I'm in agreement about the overwhelming positivity expected from us. Some things are just not nice and it's ok. I'm on my phone so I'll get back later to edit
 

jenster

The idea of "three people involved" for any of the Three cards is another convention I'm leery of since it seems too prescriptive. I usually think of a two-person relationship as holding three entities: the two individuals and the relationship itself (the "middle ground" and sometimes "battle-ground" between them), which requires a certain type of care-and-feeding to thrive.

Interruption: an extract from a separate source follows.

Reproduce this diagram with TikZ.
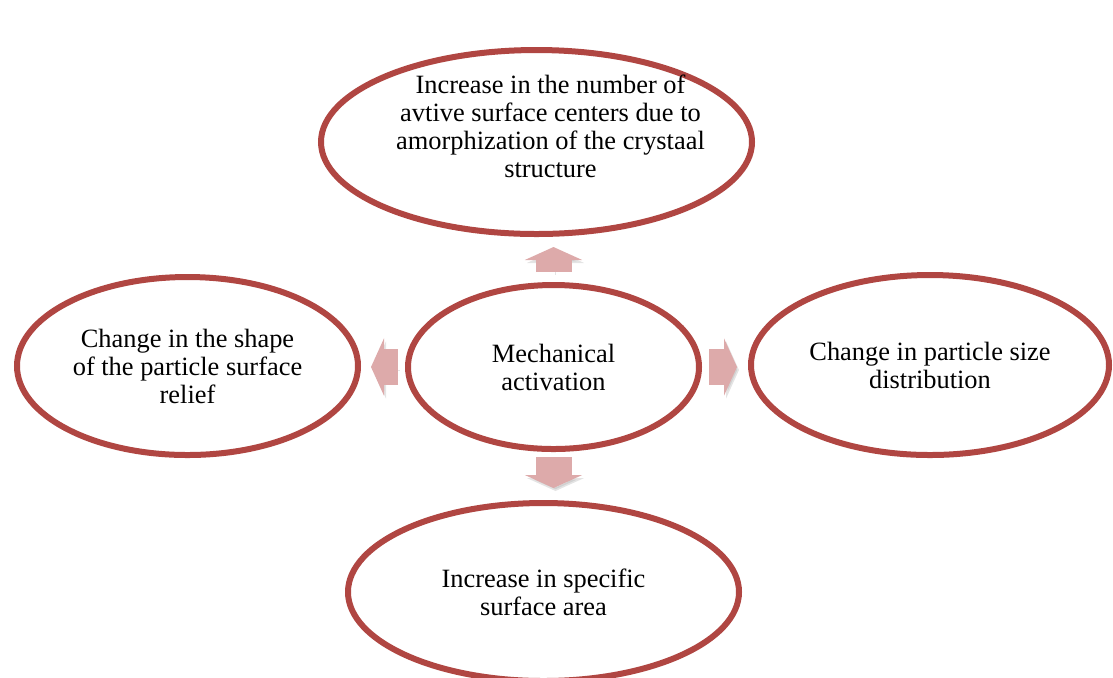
\documentclass[tikz,border=0pt]{standalone}
\usepackage{fontspec}
\setmainfont{Liberation Serif}
\usetikzlibrary{positioning,arrows.meta,shapes.geometric}
\definecolor{ringred}{RGB}{176,70,66}
\definecolor{arrowpink}{RGB}{221,170,170}

\begin{document}
\begin{tikzpicture}[
			node distance=22.5pt,
			ring/.style={ellipse, draw=ringred, line width=3pt, fill=white, inner sep=0pt, align=center, font=\fontsize{13.2pt}{14pt}\selectfont},
			ringtext/.style={align=center, inner sep=0pt, font=\fontsize{13.2pt}{14pt}\selectfont},
			fatarrow/.style={draw=arrowpink, line width=18pt, -{Triangle[length=6.5pt, width=28.5pt]},
				preaction={draw=black!35, opacity=0.3, transform canvas={shift={(1pt,-1.5pt)}}}}
		]
		\useasboundingbox (0,0) rectangle (556.5pt,-338.5pt);

		% Centre and the four effects round it
		\node (mech) [ring, minimum width=145.5pt, minimum height=82pt] at (276.75pt,-183.5pt) {Mechanical\\activation};

		\node (top) [ring, minimum width=215.5pt, minimum height=92pt, above=of mech, xshift=-8.5pt] {};
		\node (toptext) [ringtext] at ([shift={(7pt,8pt)}]top.center) {Increase in the number of\\avtive surface centers due to\\amorphization of the crystaal\\structure};

		\node (left) [ring, minimum width=170.5pt, minimum height=89pt, left=22pt of mech, yshift=0.5pt] {Change in the shape\\of the particle surface\\relief};

		\node (right) [ring, minimum width=179pt, minimum height=90pt, right=23pt of mech, yshift=1pt] {Change in particle size\\distribution};

		\node (bottom) [ring, minimum width=195.5pt, minimum height=89pt, below=24pt of mech, xshift=-5pt] {Increase in specific\\surface area};

		% Block arrows
		\draw [fatarrow, shorten <=5pt, shorten >=5pt] (mech.north) -- (mech.north |- top.south);
		\draw [fatarrow, shorten <=3.5pt, shorten >=5pt] (mech.west) -- (mech.west -| left.east);
		\draw [fatarrow, shorten <=3.5pt, shorten >=5.5pt] (mech.east) -- (mech.east -| right.west);
		\draw [fatarrow, shorten <=2.5pt, shorten >=6pt] (mech.south) -- (mech.south |- bottom.north);
	\end{tikzpicture}
\end{document}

This is why I created my "Feeding the Elephant" spread, which is based on the premise that a failing relationship is like the invisible elephant in a room: everyone else knows it's there but nobody wants to mention it, so the clueless couple goes right on happily feeding it whatever gave it indigestion in the first place. (Come to think of it, "emotional indigestion" might be a good way to think of the 3 of Swords if we must yield to the "heart" imagery.) I like this concept much better in most cases than the stressful menage a trois scenario.

Yes! Yes! Yes!
 

jenster

I love this thread. I love the insights the tone- I can't remember ever responding so strongly to a thread in here.

I would like to share my insights (which I will do later) but didn't want to postpone and then perhaps forget. If not my insights (because I procrastinate) I wanted to express my appreciation.